Which lines contain the string "Generate"? Please list every one of them.

>> begin SOURCE MATERIAL

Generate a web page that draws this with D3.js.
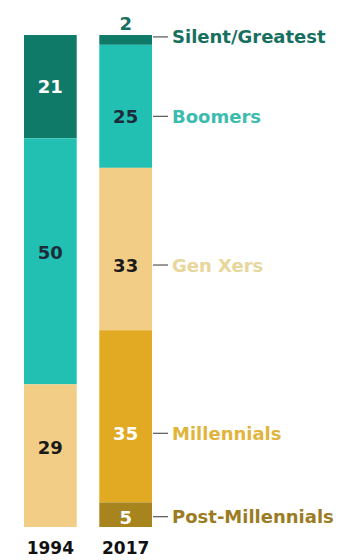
<!doctype html>
<html lang="en">
<head>
  <style>
    body { margin: 0; background: #fff; }
    text { font-family: "DejaVu Sans", sans-serif; font-weight: 700; }
  </style>
  <script src="https://d3js.org/d3.v7.min.js"></script>
</head>
<body>
  <script>
    const years = ["1994", "2017"];
    const generations = ["Silent/Greatest", "Boomers", "Gen Xers", "Millennials", "Post-Millennials"];
    const shares1994 = [21, 50, 29, 0, 0];
    const shares2017 = [2, 25, 33, 35, 5];

    const fills = ["#0f7a68", "#22c0b2", "#f1cd86", "#e2a923", "#a8841f"];
    const labelColors = ["#17705f", "#3cbcae", "#e8d69a", "#e2b43c", "#9c7c22"];
    const valueColors = ["#ffffff", "#1d2a3a", "#1a1a1a", "#ffffff", "#ffffff"];

    const width = 353, height = 560;
    const svg = d3.select("body").append("svg")
        .attr("width", width)
        .attr("height", height);

    const x = d3.scaleBand()
        .domain(years)
        .range([24, 152])
        .paddingInner(0.3)
        .paddingOuter(0);

    const y = d3.scaleLinear()
        .domain([0, 100])
        .range([35, 527]);

    // labels in the original are not exactly centred; small pixel nudges
    const nudge = { "1994": [-1, -9, -9], "2017": [-3, 10, 16, 17, 2] };

    const rows = years.map((yr, i) => {
      const vals = i === 0 ? shares1994 : shares2017;
      let acc = 0;
      const out = [];
      vals.forEach((v, j) => {
        if (v > 0) out.push({ year: yr, gen: j, value: v, y0: acc, y1: acc + v });
        acc += v;
      });
      out.forEach((d, k) => { d.ly = y((d.y0 + d.y1) / 2) + nudge[yr][k]; });
      return out;
    });

    const segs = rows.flat();

    svg.selectAll("rect.seg")
        .data(segs)
        .enter()
        .append("rect")
        .attr("class", "seg")
        .attr("x", d => x(d.year))
        .attr("y", d => y(d.y0))
        .attr("width", x.bandwidth())
        .attr("height", d => y(d.y1) - y(d.y0))
        .attr("fill", d => fills[d.gen]);

    // values inside segments (the 2% slice gets its label above the bar)
    svg.selectAll("text.val")
        .data(segs)
        .enter()
        .append("text")
        .attr("class", "val")
        .attr("x", d => x(d.year) + x.bandwidth() / 2)
        .attr("y", d => d.value < 4 ? y(d.y0) - 5 : d.ly + 7)
        .attr("text-anchor", "middle")
        .attr("font-size", 18)
        .attr("fill", d => d.value < 4 ? labelColors[d.gen] : valueColors[d.gen])
        .text(d => d.value);

    // generation labels to the right of 2017 bar
    const right = x("2017") + x.bandwidth();
    const lab = svg.selectAll("g.lab")
        .data(rows[1])
        .enter()
        .append("g")
        .attr("class", "lab")
        .attr("transform", d => `translate(${right},${d.ly})`);

    lab.append("line")
        .attr("x1", 1).attr("x2", 16)
        .attr("stroke", "#555")
        .attr("stroke-width", 1.2);

    lab.append("text")
        .attr("x", 20)
        .attr("y", 6.5)
        .attr("font-size", 18)
        .attr("fill", d => labelColors[d.gen])
        .text(d => generations[d.gen]);

    svg.selectAll("text.year")
        .data(years)
        .enter()
        .append("text")
        .attr("class", "year")
        .attr("x", d => x(d) + x.bandwidth() / 2)
        .attr("y", 554)
        .attr("text-anchor", "middle")
        .attr("font-size", 17)
        .attr("fill", "#111")
        .text(d => d);
  </script>
</body>
</html>
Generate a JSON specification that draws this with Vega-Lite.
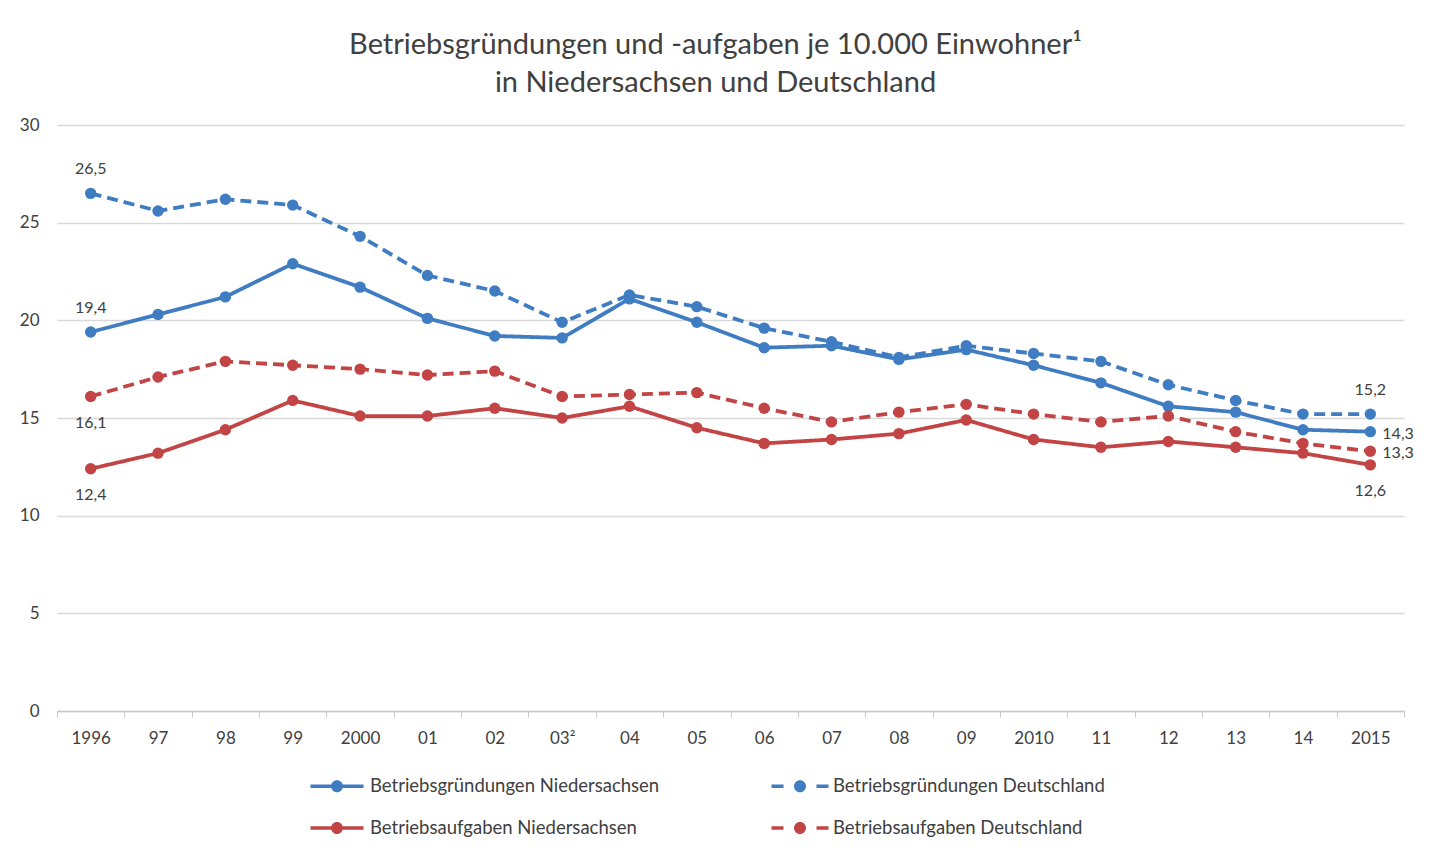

>> end SOURCE MATERIAL

OUTPUT OF THE TASK:
Generate a web page that draws this with D3.js.
Generate a JSON specification that draws this with Vega-Lite.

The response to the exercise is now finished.